I then seek further from the Properties and Operations ascribed to them in the Scripture to learn what their actual nature and power concerning other Creatures, whether spirits or bodies, might be. But therein the scriptural passages that make mention of it appear to me no different than those ascribed to some men, such as Prophets and Apostles, describing the work they have done in the administration of God's Miracles: from which, as exceeding their own powers, one does not wish to make a conclusion about their actual nature. So too, in my opinion, from those others concerning the Angels. This is in the tenth and eleventh chapters.
That which cannot be learned from the Name or Origin, nor from the Properties and Operations, I seek further in the Oirdeningen Orders/Hierarchies, of which many are mentioned in the 12th, 15th, and 19th chapters of the First Book. But I find there nothing else than that good and evil Angels each have their head: and that the Prince of the good Angels is named Michael Who is like God, and of the evil Diabolos The Slanderer/The Devil. This is in the 12th chapter.

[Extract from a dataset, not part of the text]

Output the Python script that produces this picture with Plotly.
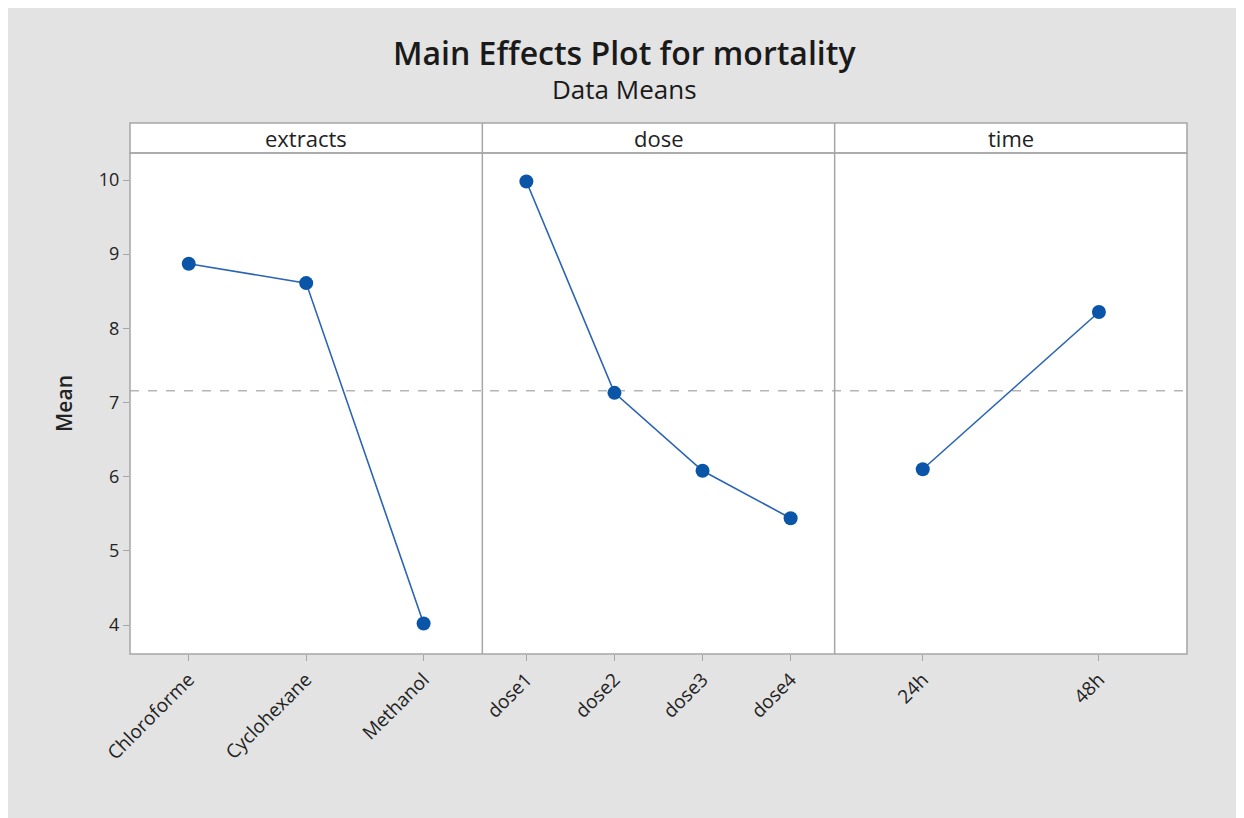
import plotly.graph_objects as go

# ---- data ----
extracts = ["Chloroforme", "Cyclohexane", "Methanol"]
extracts_mean = [8.87, 8.61, 4.02]
doses = ["dose1", "dose2", "dose3", "dose4"]
doses_mean = [9.98, 7.13, 6.08, 5.44]
times = ["24h", "48h"]
times_mean = [6.10, 8.22]
grand_mean = 7.16
panel_titles = ["extracts", "dose", "time"]
y_ticks = [4, 5, 6, 7, 8, 9, 10]

# page has an 8px body margin; figure is placed at (8, 8)
W, H = 1236, 810
L, R, T, B = 122, 57, 145, 164
pw = W - L - R
ph = H - T - B

BG = "#e3e3e3"
BORDER = "#a6a6a6"
BLUE = "#0a55a8"
LINE = "#2a64b4"
FONT = "Open Sans"

fig = go.Figure()
groups = [(extracts, extracts_mean), (doses, doses_mean), (times, times_mean)]
for i, (cats, vals) in enumerate(groups):
    xa = "x" if i == 0 else f"x{i+1}"
    fig.add_trace(go.Scatter(
        x=list(range(len(cats))), y=vals, mode="lines+markers",
        line=dict(color=LINE, width=1.6),
        marker=dict(color=BLUE, size=14),
        xaxis=xa, yaxis="y", showlegend=False, cliponaxis=False))

doms = [[0, 1/3], [1/3, 2/3], [2/3, 1]]
layout = dict(
    width=W, height=H,
    paper_bgcolor=BG, plot_bgcolor="white",
    margin=dict(l=L, r=R, t=T, b=B),
    font=dict(family=FONT, color="#222"),
    showlegend=False,
)
for i, (cats, vals) in enumerate(groups):
    key = "xaxis" if i == 0 else f"xaxis{i+1}"
    layout[key] = dict(
        domain=doms[i], range=[-0.5, len(cats) - 0.5],
        tickmode="array", tickvals=list(range(len(cats))), ticktext=cats,
        tickangle=-45, ticks="outside", ticklen=6, tickcolor=BORDER,
        tickfont=dict(size=19, family=FONT, color="#222"),
        showgrid=False, zeroline=False, showline=False,
        anchor="y", fixedrange=True,
    )
layout["yaxis"] = dict(
    range=[3.609, 10.364], tickmode="array", tickvals=y_ticks,
    ticks="outside", ticklen=6, tickcolor=BORDER,
    tickfont=dict(size=18, family=FONT, color="#222"),
    showgrid=False, zeroline=False, showline=False,
    title=dict(text="Mean", font=dict(size=21, family=FONT, color="#222", weight=600), standoff=20),
)
fig.update_layout(**layout)

hdr = 30 / ph
shapes = []
# header strip
shapes.append(dict(type="rect", xref="paper", yref="paper", x0=0, x1=1, y0=1, y1=1 + hdr,
                   fillcolor="white", line=dict(color=BORDER, width=1.5)))
# plot border
shapes.append(dict(type="rect", xref="paper", yref="paper", x0=0, x1=1, y0=0, y1=1,
                   line=dict(color=BORDER, width=1.5)))
for xd in [1/3, 2/3]:
    shapes.append(dict(type="line", xref="paper", yref="paper", x0=xd, x1=xd, y0=0, y1=1 + hdr,
                       line=dict(color=BORDER, width=1.5)))
# grand mean reference line
shapes.append(dict(type="line", xref="paper", yref="y", x0=0, x1=1, y0=grand_mean, y1=grand_mean,
                   line=dict(color="#b5b5b5", width=1.5, dash="dash"), layer="below"))
fig.update_layout(shapes=shapes)

ann = []
for i, t in enumerate(panel_titles):
    ann.append(dict(text=t, xref="paper", yref="paper", x=(doms[i][0] + doms[i][1]) / 2,
                    y=1 + hdr / 2, showarrow=False, font=dict(size=22, family=FONT, color="#222"),
                    xanchor="center", yanchor="middle"))
ann.append(dict(text="Main Effects Plot for mortality", xref="paper", yref="paper",
                x=(616 - L) / pw, y=1 + (T - 44) / ph, showarrow=False,
                font=dict(size=32, family=FONT, color="#1a1a1a", weight=600),
                xanchor="center", yanchor="middle"))
ann.append(dict(text="Data Means", xref="paper", yref="paper",
                x=(616 - L) / pw, y=1 + (T - 81) / ph, showarrow=False,
                font=dict(size=26, family=FONT, color="#1a1a1a"),
                xanchor="center", yanchor="middle"))
fig.update_layout(annotations=ann)

fig.write_html("out.html")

But I do not give it up there: but since the Scripture in various places ascribes some special Governance to the Angels, I examine them all, how it relates to those. And that first of the good Angels in general, in the thirteenth chapter, whom the Scripture several times presents to his faithful people, either in the delivery of divine revelations to his faithful people, or in the execution of unusual miracles and God's judgments upon men, to punish or to deliver them. But all those, after investigation is done, appear to me no differently than the holy men in God's service and miracles, which they did by no power of their own; and accordingly I also find nothing therein from which one can be assuredly instructed of the own power and operation of the Angels.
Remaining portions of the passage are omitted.